- **DIRECTION**
Identify all lines in the listing that include the word "chart", and copy them out.

- **PROVIDED RECORDS**
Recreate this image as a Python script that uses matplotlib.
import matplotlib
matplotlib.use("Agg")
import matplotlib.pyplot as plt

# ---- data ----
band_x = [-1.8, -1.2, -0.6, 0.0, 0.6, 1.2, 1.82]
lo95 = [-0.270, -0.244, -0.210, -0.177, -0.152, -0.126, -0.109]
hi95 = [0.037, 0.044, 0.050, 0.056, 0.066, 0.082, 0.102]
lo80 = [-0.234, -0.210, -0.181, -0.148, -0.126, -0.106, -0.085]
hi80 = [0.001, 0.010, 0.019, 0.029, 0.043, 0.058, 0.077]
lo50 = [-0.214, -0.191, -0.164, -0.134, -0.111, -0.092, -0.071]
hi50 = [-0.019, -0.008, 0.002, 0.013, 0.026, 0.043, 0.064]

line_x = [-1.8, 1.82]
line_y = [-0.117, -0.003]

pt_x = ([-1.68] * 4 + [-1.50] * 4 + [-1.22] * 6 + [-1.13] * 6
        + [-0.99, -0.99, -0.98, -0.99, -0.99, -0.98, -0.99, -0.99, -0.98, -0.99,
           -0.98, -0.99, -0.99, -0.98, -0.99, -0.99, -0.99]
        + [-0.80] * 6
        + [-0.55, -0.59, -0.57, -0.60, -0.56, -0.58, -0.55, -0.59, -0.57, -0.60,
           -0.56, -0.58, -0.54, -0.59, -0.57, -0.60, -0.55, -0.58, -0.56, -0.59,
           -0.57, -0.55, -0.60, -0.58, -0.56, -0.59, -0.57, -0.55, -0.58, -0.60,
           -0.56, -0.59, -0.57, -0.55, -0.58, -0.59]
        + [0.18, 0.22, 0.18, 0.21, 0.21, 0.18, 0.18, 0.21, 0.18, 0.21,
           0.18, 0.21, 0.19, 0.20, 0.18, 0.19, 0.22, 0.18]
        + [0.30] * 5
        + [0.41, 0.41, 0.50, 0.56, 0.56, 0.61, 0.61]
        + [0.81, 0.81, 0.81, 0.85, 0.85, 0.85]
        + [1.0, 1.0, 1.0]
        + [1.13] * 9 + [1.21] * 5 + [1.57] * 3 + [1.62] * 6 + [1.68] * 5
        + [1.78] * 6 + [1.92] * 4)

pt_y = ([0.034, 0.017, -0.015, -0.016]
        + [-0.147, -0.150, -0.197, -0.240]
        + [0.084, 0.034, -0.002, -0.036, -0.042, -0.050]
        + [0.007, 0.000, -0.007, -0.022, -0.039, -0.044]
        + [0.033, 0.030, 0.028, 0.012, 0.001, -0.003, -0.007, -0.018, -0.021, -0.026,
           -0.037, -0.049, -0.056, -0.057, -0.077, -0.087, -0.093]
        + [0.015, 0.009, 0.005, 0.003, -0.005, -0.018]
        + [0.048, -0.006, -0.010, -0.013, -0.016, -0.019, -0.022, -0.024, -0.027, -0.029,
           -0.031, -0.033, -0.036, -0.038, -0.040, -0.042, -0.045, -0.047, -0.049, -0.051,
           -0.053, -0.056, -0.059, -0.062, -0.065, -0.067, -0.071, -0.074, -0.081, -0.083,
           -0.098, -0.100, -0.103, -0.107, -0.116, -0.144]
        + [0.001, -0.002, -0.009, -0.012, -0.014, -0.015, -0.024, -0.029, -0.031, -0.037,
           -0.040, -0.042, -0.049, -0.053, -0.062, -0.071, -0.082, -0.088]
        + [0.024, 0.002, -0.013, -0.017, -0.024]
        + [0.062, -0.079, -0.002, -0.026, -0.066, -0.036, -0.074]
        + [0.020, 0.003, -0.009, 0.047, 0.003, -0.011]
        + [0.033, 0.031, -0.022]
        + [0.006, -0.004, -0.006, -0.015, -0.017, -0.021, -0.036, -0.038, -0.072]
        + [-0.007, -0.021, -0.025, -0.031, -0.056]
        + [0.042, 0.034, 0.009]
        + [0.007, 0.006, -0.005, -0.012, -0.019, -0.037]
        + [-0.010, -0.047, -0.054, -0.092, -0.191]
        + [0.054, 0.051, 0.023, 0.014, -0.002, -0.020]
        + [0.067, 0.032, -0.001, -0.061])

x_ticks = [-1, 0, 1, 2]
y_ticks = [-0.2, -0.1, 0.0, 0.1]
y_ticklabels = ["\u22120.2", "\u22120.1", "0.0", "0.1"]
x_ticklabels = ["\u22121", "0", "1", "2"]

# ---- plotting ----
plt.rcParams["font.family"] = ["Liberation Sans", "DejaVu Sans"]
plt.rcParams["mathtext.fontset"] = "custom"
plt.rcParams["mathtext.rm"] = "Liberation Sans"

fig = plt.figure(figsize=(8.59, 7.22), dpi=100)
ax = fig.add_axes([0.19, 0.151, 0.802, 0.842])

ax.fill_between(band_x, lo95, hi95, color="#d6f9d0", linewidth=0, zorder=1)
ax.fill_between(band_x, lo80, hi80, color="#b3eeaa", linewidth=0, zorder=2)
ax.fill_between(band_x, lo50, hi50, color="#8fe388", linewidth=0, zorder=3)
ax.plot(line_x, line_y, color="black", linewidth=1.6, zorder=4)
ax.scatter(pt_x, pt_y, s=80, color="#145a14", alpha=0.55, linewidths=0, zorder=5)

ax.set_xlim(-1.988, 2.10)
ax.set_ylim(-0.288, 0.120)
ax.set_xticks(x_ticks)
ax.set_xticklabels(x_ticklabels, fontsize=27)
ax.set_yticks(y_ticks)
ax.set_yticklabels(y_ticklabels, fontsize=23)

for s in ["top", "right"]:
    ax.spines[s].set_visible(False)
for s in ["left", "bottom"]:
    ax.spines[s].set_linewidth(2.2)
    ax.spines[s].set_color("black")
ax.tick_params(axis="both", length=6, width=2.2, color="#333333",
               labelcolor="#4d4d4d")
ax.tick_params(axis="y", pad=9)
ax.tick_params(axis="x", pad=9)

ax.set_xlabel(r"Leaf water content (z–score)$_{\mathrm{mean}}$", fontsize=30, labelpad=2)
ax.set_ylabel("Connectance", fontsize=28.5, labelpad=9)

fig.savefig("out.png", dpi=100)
--
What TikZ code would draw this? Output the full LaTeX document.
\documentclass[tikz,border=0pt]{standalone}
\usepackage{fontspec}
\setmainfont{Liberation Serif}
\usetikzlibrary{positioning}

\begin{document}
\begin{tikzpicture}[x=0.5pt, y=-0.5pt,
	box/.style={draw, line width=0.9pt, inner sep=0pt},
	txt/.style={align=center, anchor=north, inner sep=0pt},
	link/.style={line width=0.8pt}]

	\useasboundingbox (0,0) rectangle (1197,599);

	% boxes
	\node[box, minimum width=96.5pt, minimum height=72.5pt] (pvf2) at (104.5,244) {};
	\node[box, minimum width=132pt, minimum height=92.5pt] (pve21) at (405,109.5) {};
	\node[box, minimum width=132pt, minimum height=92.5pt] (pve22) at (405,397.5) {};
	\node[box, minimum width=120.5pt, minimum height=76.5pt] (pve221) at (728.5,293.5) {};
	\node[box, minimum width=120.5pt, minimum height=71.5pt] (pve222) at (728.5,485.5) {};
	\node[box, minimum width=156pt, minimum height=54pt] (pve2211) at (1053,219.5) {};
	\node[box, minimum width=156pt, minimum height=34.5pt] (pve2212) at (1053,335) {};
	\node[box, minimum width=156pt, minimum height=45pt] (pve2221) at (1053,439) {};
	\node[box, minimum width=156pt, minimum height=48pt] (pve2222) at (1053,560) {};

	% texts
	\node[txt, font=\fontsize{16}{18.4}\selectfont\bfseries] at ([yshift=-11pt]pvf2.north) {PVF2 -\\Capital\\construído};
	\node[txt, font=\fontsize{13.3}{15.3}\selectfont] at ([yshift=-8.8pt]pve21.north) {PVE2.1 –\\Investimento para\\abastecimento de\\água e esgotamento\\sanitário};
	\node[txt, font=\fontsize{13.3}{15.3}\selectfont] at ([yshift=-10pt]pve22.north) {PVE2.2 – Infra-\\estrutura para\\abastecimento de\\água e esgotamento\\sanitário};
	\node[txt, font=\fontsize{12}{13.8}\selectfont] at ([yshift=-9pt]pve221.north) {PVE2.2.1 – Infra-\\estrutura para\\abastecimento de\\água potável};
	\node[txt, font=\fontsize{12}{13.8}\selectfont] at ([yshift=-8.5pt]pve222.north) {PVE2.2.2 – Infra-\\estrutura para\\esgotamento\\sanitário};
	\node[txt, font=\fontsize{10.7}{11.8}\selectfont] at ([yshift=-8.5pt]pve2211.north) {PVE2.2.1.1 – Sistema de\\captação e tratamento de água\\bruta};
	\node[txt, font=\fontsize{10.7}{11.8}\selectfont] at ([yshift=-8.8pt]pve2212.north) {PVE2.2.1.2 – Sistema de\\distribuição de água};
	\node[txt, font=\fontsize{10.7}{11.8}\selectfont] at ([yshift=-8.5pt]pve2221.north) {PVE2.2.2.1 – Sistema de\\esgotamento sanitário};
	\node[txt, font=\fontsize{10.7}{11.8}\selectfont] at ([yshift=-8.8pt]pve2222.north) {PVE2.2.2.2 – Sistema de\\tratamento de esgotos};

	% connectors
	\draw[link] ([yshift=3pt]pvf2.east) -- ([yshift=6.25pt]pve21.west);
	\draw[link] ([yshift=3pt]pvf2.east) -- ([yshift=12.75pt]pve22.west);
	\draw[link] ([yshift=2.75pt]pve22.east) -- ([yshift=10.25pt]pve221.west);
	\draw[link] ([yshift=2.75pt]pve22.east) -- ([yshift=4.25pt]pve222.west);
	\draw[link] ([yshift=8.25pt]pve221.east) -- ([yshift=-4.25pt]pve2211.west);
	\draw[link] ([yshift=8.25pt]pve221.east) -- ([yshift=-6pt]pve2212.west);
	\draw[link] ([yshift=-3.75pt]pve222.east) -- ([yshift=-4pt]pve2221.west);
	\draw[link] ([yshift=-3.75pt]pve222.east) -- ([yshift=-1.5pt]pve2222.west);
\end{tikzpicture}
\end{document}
---
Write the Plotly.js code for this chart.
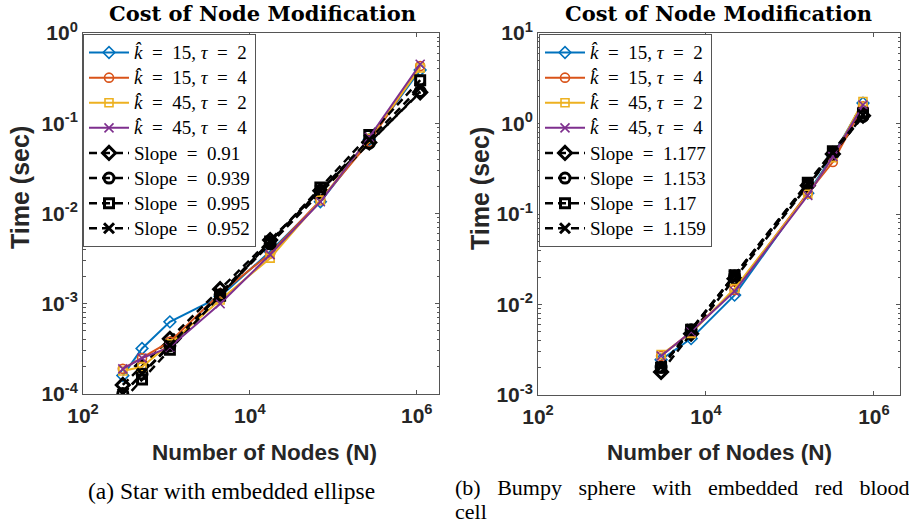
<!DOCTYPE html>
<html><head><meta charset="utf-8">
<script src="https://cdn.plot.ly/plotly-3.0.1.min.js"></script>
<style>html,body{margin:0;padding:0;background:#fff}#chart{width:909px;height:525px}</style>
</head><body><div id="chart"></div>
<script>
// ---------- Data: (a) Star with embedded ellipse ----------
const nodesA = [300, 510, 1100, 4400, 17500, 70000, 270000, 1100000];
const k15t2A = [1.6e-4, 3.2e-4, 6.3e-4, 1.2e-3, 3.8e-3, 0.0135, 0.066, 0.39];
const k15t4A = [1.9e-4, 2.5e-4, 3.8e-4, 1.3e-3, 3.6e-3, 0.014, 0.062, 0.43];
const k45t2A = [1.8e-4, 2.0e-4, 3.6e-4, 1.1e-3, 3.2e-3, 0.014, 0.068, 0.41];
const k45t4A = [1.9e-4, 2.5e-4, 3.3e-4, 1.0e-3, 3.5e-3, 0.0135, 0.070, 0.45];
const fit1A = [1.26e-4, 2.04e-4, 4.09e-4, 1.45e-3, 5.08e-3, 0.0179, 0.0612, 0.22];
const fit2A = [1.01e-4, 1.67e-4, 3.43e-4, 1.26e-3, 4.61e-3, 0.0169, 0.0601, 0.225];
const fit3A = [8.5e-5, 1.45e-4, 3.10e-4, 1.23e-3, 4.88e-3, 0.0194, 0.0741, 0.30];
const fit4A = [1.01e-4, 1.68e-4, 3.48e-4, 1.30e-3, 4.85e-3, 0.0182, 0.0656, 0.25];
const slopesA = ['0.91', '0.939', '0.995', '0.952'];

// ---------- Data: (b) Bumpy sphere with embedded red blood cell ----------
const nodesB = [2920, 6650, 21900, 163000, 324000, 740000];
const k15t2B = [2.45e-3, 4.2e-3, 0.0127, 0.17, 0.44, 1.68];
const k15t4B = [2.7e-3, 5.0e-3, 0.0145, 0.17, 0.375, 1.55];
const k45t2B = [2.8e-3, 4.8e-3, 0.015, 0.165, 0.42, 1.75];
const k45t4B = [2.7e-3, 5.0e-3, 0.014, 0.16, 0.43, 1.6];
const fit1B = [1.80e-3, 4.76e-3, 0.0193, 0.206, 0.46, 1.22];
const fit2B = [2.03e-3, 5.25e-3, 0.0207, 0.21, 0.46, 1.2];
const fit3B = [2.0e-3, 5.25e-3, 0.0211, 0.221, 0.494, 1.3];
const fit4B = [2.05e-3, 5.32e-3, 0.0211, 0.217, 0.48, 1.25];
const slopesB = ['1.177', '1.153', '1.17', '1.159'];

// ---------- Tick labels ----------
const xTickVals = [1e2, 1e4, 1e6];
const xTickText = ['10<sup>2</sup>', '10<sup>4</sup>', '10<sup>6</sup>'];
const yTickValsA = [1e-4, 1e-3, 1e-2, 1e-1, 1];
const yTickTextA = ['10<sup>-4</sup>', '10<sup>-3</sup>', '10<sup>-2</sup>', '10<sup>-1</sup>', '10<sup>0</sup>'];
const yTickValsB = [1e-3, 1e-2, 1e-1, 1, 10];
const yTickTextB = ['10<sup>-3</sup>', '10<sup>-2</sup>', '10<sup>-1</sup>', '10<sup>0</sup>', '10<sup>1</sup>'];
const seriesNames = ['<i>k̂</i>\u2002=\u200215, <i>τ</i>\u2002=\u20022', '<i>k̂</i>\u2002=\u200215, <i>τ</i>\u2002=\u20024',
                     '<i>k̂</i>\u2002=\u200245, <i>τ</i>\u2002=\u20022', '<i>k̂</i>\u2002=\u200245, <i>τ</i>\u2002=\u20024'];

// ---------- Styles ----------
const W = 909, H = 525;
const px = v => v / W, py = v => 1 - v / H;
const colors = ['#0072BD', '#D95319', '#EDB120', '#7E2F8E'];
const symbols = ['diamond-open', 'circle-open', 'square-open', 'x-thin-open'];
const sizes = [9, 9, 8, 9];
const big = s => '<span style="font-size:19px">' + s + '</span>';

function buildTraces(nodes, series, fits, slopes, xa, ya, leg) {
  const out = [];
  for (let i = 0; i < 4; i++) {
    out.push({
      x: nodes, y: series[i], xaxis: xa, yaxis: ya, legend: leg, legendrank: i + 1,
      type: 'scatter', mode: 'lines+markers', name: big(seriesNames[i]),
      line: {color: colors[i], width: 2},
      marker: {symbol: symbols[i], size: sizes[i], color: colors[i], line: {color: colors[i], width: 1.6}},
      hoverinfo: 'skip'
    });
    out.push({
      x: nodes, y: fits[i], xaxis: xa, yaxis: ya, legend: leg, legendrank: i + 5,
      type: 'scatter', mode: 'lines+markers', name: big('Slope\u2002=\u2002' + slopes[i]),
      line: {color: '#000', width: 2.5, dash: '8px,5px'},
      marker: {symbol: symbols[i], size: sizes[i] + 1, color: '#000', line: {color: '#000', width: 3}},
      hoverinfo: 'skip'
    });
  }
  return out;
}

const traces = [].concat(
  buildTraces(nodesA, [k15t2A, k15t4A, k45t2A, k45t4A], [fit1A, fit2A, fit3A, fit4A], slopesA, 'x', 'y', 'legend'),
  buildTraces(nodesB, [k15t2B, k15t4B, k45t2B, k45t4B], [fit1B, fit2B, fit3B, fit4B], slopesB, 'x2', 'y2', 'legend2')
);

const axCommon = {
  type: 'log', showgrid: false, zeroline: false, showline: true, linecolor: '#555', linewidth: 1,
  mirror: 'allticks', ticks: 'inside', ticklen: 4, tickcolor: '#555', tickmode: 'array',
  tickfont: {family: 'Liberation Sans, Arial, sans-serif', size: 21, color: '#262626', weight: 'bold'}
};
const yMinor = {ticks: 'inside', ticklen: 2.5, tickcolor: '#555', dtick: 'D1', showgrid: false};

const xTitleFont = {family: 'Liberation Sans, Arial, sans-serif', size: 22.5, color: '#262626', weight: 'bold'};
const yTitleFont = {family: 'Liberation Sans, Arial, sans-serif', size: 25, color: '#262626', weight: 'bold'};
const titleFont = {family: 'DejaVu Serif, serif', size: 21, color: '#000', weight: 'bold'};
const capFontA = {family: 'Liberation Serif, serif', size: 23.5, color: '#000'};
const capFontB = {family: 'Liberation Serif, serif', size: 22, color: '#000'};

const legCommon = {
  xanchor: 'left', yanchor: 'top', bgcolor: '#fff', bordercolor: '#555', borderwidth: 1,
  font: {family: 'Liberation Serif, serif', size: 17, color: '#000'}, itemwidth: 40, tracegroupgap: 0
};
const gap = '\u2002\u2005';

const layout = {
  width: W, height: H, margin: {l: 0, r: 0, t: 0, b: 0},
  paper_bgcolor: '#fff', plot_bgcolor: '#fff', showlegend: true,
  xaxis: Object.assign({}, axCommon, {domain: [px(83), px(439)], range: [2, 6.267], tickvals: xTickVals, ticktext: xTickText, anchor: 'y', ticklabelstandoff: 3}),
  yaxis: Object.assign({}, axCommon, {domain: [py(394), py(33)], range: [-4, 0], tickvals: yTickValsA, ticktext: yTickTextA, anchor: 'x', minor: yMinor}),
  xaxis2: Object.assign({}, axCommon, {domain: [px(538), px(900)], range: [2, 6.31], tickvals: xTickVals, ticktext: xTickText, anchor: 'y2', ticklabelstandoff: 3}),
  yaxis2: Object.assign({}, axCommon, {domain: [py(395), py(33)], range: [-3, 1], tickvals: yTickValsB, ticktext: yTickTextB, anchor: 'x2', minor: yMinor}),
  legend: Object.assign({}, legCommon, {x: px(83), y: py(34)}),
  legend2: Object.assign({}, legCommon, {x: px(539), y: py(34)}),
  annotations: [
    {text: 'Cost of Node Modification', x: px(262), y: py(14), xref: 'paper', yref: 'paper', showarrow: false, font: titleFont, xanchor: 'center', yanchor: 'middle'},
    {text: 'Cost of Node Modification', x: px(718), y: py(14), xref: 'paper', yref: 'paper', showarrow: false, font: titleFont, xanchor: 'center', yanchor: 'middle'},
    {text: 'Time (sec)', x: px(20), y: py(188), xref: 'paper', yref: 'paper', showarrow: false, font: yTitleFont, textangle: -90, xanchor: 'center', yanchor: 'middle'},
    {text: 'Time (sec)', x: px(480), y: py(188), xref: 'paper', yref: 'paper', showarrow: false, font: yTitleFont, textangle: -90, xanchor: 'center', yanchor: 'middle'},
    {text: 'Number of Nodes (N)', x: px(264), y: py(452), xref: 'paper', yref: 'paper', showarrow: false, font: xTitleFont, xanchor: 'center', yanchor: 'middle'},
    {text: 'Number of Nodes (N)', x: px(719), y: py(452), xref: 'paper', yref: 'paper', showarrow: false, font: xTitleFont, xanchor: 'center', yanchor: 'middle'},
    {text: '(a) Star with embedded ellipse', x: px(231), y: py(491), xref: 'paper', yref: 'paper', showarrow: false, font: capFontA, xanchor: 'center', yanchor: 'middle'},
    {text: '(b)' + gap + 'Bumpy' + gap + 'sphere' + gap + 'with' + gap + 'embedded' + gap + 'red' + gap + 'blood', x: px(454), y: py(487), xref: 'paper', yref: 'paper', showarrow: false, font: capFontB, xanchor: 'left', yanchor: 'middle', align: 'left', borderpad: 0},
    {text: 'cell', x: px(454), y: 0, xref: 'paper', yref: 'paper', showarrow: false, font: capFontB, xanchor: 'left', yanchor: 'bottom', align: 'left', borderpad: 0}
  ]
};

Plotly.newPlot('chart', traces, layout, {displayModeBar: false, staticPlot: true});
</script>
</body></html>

- **WRITTEN SOLUTION**
Write the Plotly.js code for this chart.
<style>html,body{margin:0;padding:0;background:#fff}#chart{width:909px;height:525px}</style>
</head><body><div id="chart"></div>
Plotly.newPlot('chart', traces, layout, {displayModeBar: false, staticPlot: true});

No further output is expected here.